Речевой рисунок роли Анфусы Тихоновны соткан драматургом из одних междометий: «Чего уж!», «Что уж!», «Да уж!», «Где уж!», «Вот уж!», «Ну уж!» Вот и все. И на основе этих осколков фраз исполнительница должна создать жизненно правдивый образ. И О.Садовская его создала, создала настолько глубоко, что он стал каноном для всех последующих исполнительниц. Кто хоть раз видел ее в «Волках и овцах», тот никогда не забудет ее Анфусы Тихоновны.
В исполнении артистки зритель без труда читал за этими бессвязными восклицаниями жуткую биографию несчастной старухи, прожившей свою долгую жизнь на правах бедной родственницы и растерявшей в своем бытовом бесправии все признаки связной человеческой речи. Яркий комизм и глубокая трагедийность гармонически сочетались в этом образе.
Нигде не прибегая к нажиму, без лишних подчеркиваний, без малейшего шаржа лепил свой образ М.Садовский. В его исполнении Мурзавецкий был живой фигурой вечно полупьяного шалопая, с невероятным выговором французских слов, с манерами и комплиментами кабацкого пошиба. Переходы от нахальства к трусости, от уныния к бесшабашности были необыкновенно естественны.

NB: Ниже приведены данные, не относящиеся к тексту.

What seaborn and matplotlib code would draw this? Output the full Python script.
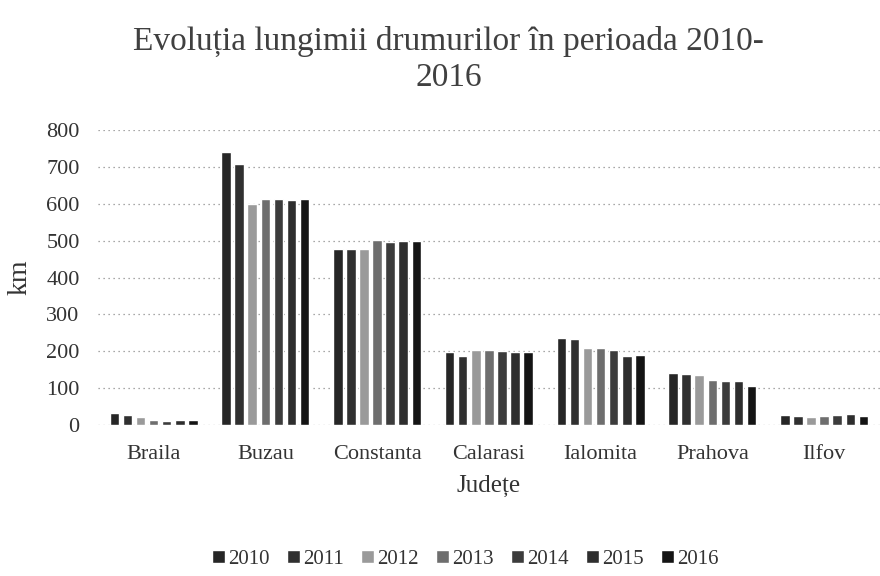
import matplotlib
matplotlib.use("Agg")
import matplotlib.pyplot as plt
import seaborn as sns
import pandas as pd

judete = ["Braila", "Buzau", "Constanta", "Calarasi", "Ialomita", "Prahova", "Ilfov"]
ani = ["2010", "2011", "2012", "2013", "2014", "2015", "2016"]

km_2010 = [32, 740, 479, 199, 235, 142, 28]
km_2011 = [28, 709, 479, 187, 233, 138, 26]
km_2012 = [22, 600, 479, 203, 208, 135, 22]
km_2013 = [14, 614, 501, 203, 208, 122, 24]
km_2014 = [12, 614, 497, 200, 203, 120, 28]
km_2015 = [14, 610, 500, 197, 187, 120, 30]
km_2016 = [15, 612, 500, 199, 191, 106, 26]

serii = [km_2010, km_2011, km_2012, km_2013, km_2014, km_2015, km_2016]
culori = ["#262626", "#303030", "#9a9a9a", "#6e6e6e", "#3c3c3c", "#2e2e2e", "#141414"]

rows = []
for an, valori in zip(ani, serii):
    for jud, v in zip(judete, valori):
        rows.append({"Judet": jud, "An": an, "km": v})
df = pd.DataFrame(rows)

sns.set_theme(style="white")
plt.rcParams["font.family"] = ["Liberation Serif", "DejaVu Serif"]
text_col = "#333333"

fig, ax = plt.subplots(figsize=(8.8, 5.76), dpi=100)
fig.subplots_adjust(left=0.111, right=1.0, top=0.774, bottom=0.262)

sns.barplot(data=df, x="Judet", y="km", hue="An", hue_order=ani,
            palette=culori, width=0.82, saturation=1, ax=ax, zorder=3)

# narrow each bar so a small white gap separates neighbours
for p in ax.patches:
    w = p.get_width()
    if w > 0:
        nw = w * 0.73
        p.set_x(p.get_x() + (w - nw) / 2)
        p.set_width(nw)

ax.set_ylim(0, 800)
ax.set_yticks(range(0, 801, 100))
ax.set_xlim(-0.5, 6.5)
ax.yaxis.grid(True, linestyle=(0, (1, 3)), color="#8c8c8c", linewidth=0.9, zorder=0)
ax.xaxis.grid(False)
for s in ax.spines.values():
    s.set_visible(False)
ax.tick_params(axis="both", length=0, colors=text_col, labelsize=16)
ax.tick_params(axis="x", pad=14, labelsize=16)
ax.tick_params(axis="y", pad=13)

ax.set_ylabel("km", fontsize=20, color=text_col, labelpad=10)
ax.set_xlabel("Județe", fontsize=18, color=text_col, labelpad=8)

fig.text(0.51, 0.955, "Evoluția lungimii drumurilor în perioada 2010-\n2016",
         ha="center", va="top", fontsize=24, color="#404040", linespacing=1.25)

leg = ax.legend(loc="upper center", bbox_to_anchor=(0.47, -0.36), ncol=7,
                frameon=False, fontsize=15, handlelength=0.6, handleheight=0.6,
                handletextpad=0.15, columnspacing=0.85)
for t in leg.get_texts():
    t.set_color(text_col)

fig.savefig("out.png", dpi=100)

Глафира Алексеевна была в репертуаре Е.Лешковской одним из лучших ее сценических созданий. В бенефисный спектакль М.Садовского ей более удалась вторая половина роли, а в ней – сцена с Лыняевым в 3-м акте явилась верхом совершенства по тонкости отделки.
По поводу этого исполнения имеется интересная запись в дневнике Амфитеатрова, сделанная им во время ссылки в Вологде. Амфитеатров пишет: «У Лешковской никогда не было соперниц по изображению затаенного темперамента и скрытой чувственности. Насмешливый темперамент ее грешниц тлеет тихим красным углем под золой и вдруг озарит весь театр ярким пламенем, и опять спрячется, и опять тлеет, зритель никогда о нем не забывает, но никогда он не утомляет его назойливостью, не мозолит глаза... Все разнообразие черт характера своей героини Лешковская передавала с большой художественной правдивостью. Она не упускала ни одного штриха, нужного для обрисовки характера... Роль Глафиры, несомненно, являлась крупнейшим созданием даровитой артистки».
А гениальный Ленский, по уверению критика, «создал целую романтическую историю на тему превращения беспечного жизнерадостного холостяка в унылого» давшего духом жениха, совершенно готового превратиться в образцового «мужа под башмаком».
Перед зрителем проходило как бы два образа Лыняева. В первых четырех актах, до момента похищения Глафирой Алексеевной его свободы, это был «добродушный, живой, даже остроумный», не чуждый шутки человек, а в конце 4-го акта этот холостяк, упивавшийся всеми благами, которые дарила ему его свобода, вдруг терял под собой точку опоры, почва уходила из-под его ног, а он оказывался «выброшенным в совершенно неведомый ему мир». Все менялось в образе Лыняева: походка становилась иной, менее уверенной, с какой-то беспомощностью отгонялась на бок голова, даже в прическе не было былой тщательности.
Купавина в исполнении М.Ермоловой была отнюдь не глупой вдовушкой, – это была добрая, без всякого жизненного опыта, наивная женщина. Великая актриса создавала обаятельный в своей простоте, трогательный образ.
Тщательно отобранные А.Южиным характерные черты делали Беркутова живым, славно выхваченным из жизни лицом. Перед зрителями возникал человек большой житейской сметки, умеющий с первого беглого взгляда правильно оценить стоящего перёд ним противника, ловко, без лишней торопливости, с глубокой уверенностью в своих силах обделывающий свои дела. Чувство превосходства над окружающими его людьми зарождает в нем тонкую иронию я рядом с нею «обидную снисходительность и терпимость».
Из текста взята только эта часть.